Historical population
| Census | Pop. | Note | %± |
| 1840 | 59 |  | — |
| 1850 | 111 |  | 88.1% |
| 1860 | 223 |  | 100.9% |
| 1870 | 280 |  | 25.6% |
| 1880 | 324 |  | 15.7% |
| 1890 | 580 |  | 79.0% |
| 1900 | 1,023 |  | 76.4% |
| 1910 | 1,149 |  | 12.3% |
| 1920 | 1,116 |  | −2.9% |
| 1930 | 1,038 |  | −7.0% |
| 1940 | 943 |  | −9.2% |
| 1950 | 896 |  | −5.0% |
| 1960 | 896 |  | 0.0% |
| 1970 | 900 |  | 0.4% |
| 1980 | 935 |  | 3.9% |
| 1990 | 930 |  | −0.5% |
| 2000 | 852 |  | −8.4% |
| 2010 | 711 |  | −16.5% |
| 2020 | 791 |  | 11.3% |
U.S. Decennial Census

== Communities and locations ==

=== Inhabited places ===

Long Lake, NY logo

- Deerland – Originally called "Grove," this hamlet is at the southeastern end of Long Lake on NY-28N/NY-30.
- Deerland Camp – A location on Little Forked Lake.
- Golden Beach – A location on the eastern side of Raquette Lake by the town line.
- Hasbroucks – A hamlet, also called "Hasbrooks," located on the northern shore of Raquette Lake at Outlet Bay.
- Long Lake – The census-designated place (CDP) of Long Lake, near the intersection of Routes NY-28N and NY-30 and near the middle section of the lake, also called the Hamlet of Long Lake and Long Lake.
- Nehesane – An uninhabited location in the northwestern part of the town by Lake Lila, formerly owned by William Seward Webb.
- Partlow – A location southwest of Lake Lila.
- Raquette Lake – A hamlet on the western shore of Raquette Lake and also on NY-28.
- Robinwood – A location in the northwestern corner of the town, southwest of Sabbitis.
- Sabattis – An abandoned hamlet on the northern town line of Long Lake, originally called, "Long Lake West". Some of this property is known as "Sabattis Scout Reservation" and is used as a week-long summer camp for the Boy Scouts of America through most of July and August.
- Sagamore – A location by the southern town line.
- Whitney Headquarters – A location in the northern part of the town on Little Tupper Lake.
- Woods – A location northeast of Raquette Lake.

=== Geographic features ===

- Beaver River – A river flowing out the western side of the town to Lake Lila.
- Big Island – An island in Raquette Lake.
- Bluff Point – A peninsula defining part of Outlet Bay in Raquette Lake.
- Brandreth Lake – A lake north of Raquette Lake.
- Catlin Lake – A lake at the eastern town line.
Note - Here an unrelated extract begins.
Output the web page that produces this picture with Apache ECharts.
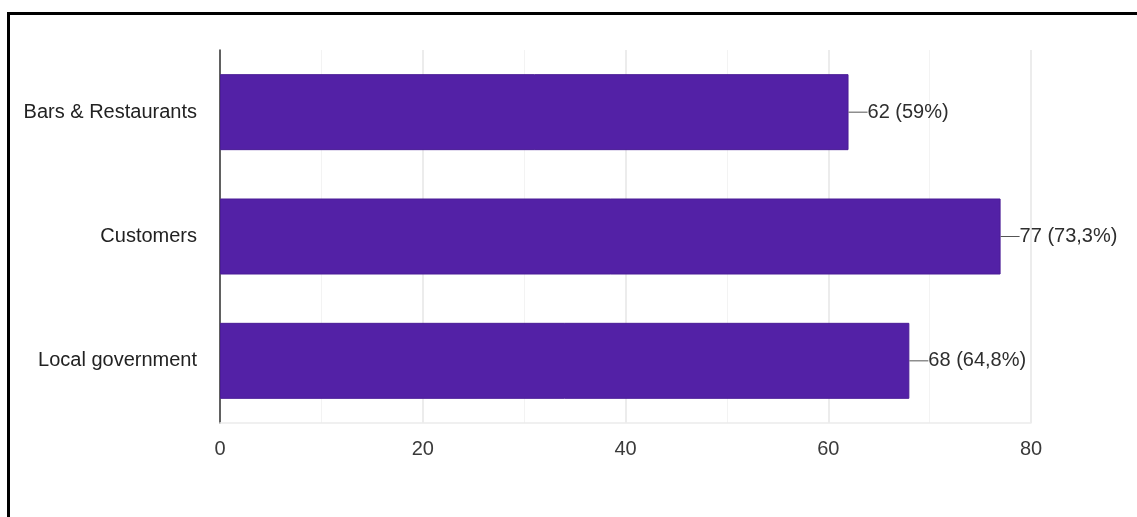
<!DOCTYPE html>
<html>
<head>
<meta charset="utf-8">
<script src="https://cdn.jsdelivr.net/npm/echarts@6/dist/echarts.min.js"></script>
<style>
  html, body { margin: 0; padding: 0; background: #fff; }
  #wrap { position: relative; width: 1137px; height: 517px; overflow: hidden; }
  #frame { position: absolute; left: 7px; top: 12px; width: 1200px; height: 600px;
           border-top: 3px solid #000; border-left: 3px solid #000; box-sizing: border-box; }
  #chart { position: absolute; left: 0; top: 0; width: 1137px; height: 517px; }
</style>
</head>
<body>
<div id="wrap">
  <div id="frame"></div>
  <div id="chart"></div>
</div>
<script>
const categories = ['Bars & Restaurants', 'Customers', 'Local government'];
const counts = [62, 77, 68];
const percents = ['59%', '73,3%', '64,8%'];
const xTicks = [0, 20, 40, 60, 80];

const chart = echarts.init(document.getElementById('chart'), null, { renderer: 'canvas' });
chart.setOption({
  backgroundColor: 'transparent',
  animation: false,
  grid: { left: 220, right: 106, top: 50, bottom: 94, containLabel: false },
  xAxis: {
    type: 'value',
    min: xTicks[0],
    max: xTicks[xTicks.length - 1],
    interval: 20,
    axisLine: { show: true, lineStyle: { color: '#ececec', width: 1.5 } },
    axisTick: { show: false },
    axisLabel: { color: '#3a3a3a', fontSize: 20, fontFamily: 'Liberation Sans, Arial, sans-serif', margin: 16 },
    splitLine: { show: true, lineStyle: { color: '#e6e6e6', width: 1.5 } },
    minorTick: { show: false, splitNumber: 2 },
    minorSplitLine: { show: true, lineStyle: { color: '#f3f3f3', width: 1 } }
  },
  yAxis: {
    type: 'category',
    inverse: true,
    data: categories,
    axisLine: { show: true, lineStyle: { color: '#333', width: 1.5 } },
    axisTick: { show: false },
    axisLabel: { color: '#222', fontSize: 20, fontFamily: 'Liberation Sans, Arial, sans-serif', margin: 23 }
  },
  series: [{
    type: 'bar',
    data: counts,
    barWidth: 76,
    itemStyle: { color: '#5321a6', borderColor: '#4a1c96', borderWidth: 1 },
    label: {
      show: true,
      position: 'right',
      distance: 0,
      color: '#2e2e2e',
      fontSize: 20,
      fontFamily: 'Liberation Sans, Arial, sans-serif',
      formatter: p => '{l|}' + counts[p.dataIndex] + ' (' + percents[p.dataIndex] + ')',
      rich: {
        l: { width: 19, height: 1, backgroundColor: '#555', verticalAlign: 'middle' }
      }
    }
  }]
});
</script>
</body>
</html>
Owned by SUNY-ESF.
- Chub Lake – A lake located west of Raquette Lake.
- Cranberry Pond – A lake located northwest of the hamlet of Raquette Lake.
- Forked Lake – A lake northeast of Woods by the southern town line.
- High Pond – A small pond located on the northern town line, north of Little Tupper Lake.
- Indian Point – A peninsula on the western side of Raquette Lake.
- Lake Eaton – A lake west of Long Lake hamlet and Long Lake.
- Lake Lila – A lake in the northwest of Long Lake, forming the headwaters of the Beaver River.
- Little Forked Lake – A small lake north of Forked Lake by Deerland Camp.
- Little Tupper Lake – A large lake in the northern part of the town.
- Lows Lake – A lake at the northern town line, west of Sabbitis.
- Long Lake – A large lake with a northeast to southwest orientation in the northeastern part of the town, with the hamlet of Long Lake near its southern end.
- Long Lake Town Beach – The town beach of Long Lake. It is home to the Helms Aero Service, a company which offers seaplane rides with views of the Adirondacks.
- Long Point – A peninsula on the eastern side of Raquette Lake.
- Lower Sister Lake – A lake northwest of Raquette Lake.
- Mays Pond – A pond located west of Chub Lake.
- Mohegan Lake – A lake located south of Raquette Lake.
- Nehasane Lake – A lake by the western town line on the Beaver River.
- Negro Lake – A lake southwest of Partlow Mountain.
- Outlet Bay – The northwestern part of Raquette Lake.
- Pelcher Pond – A lake located west of the hamlet of Raquette Lake.
- Queer Lake – A lake located east of the hamlet of Raquette Lake.
- Raquette Lake – A large lake in the western part of the town. It is the fourth largest lake in the Adirondack region.
- Round Lake – A lake in the northern part of Long Lake, north of Whitney Headquarters.
- Russian Lake – A lake located west of the hamlet of Raquette Lake.
- Sagamore Lake – A lake located south of Raquette Lake.
- Shallow Lake – A lake located west of the hamlet of Raquette Lake.
- South Pond – A lake located south of Deerland.
- Upper Sister Lake – A lake located northwest of Raquette Lake.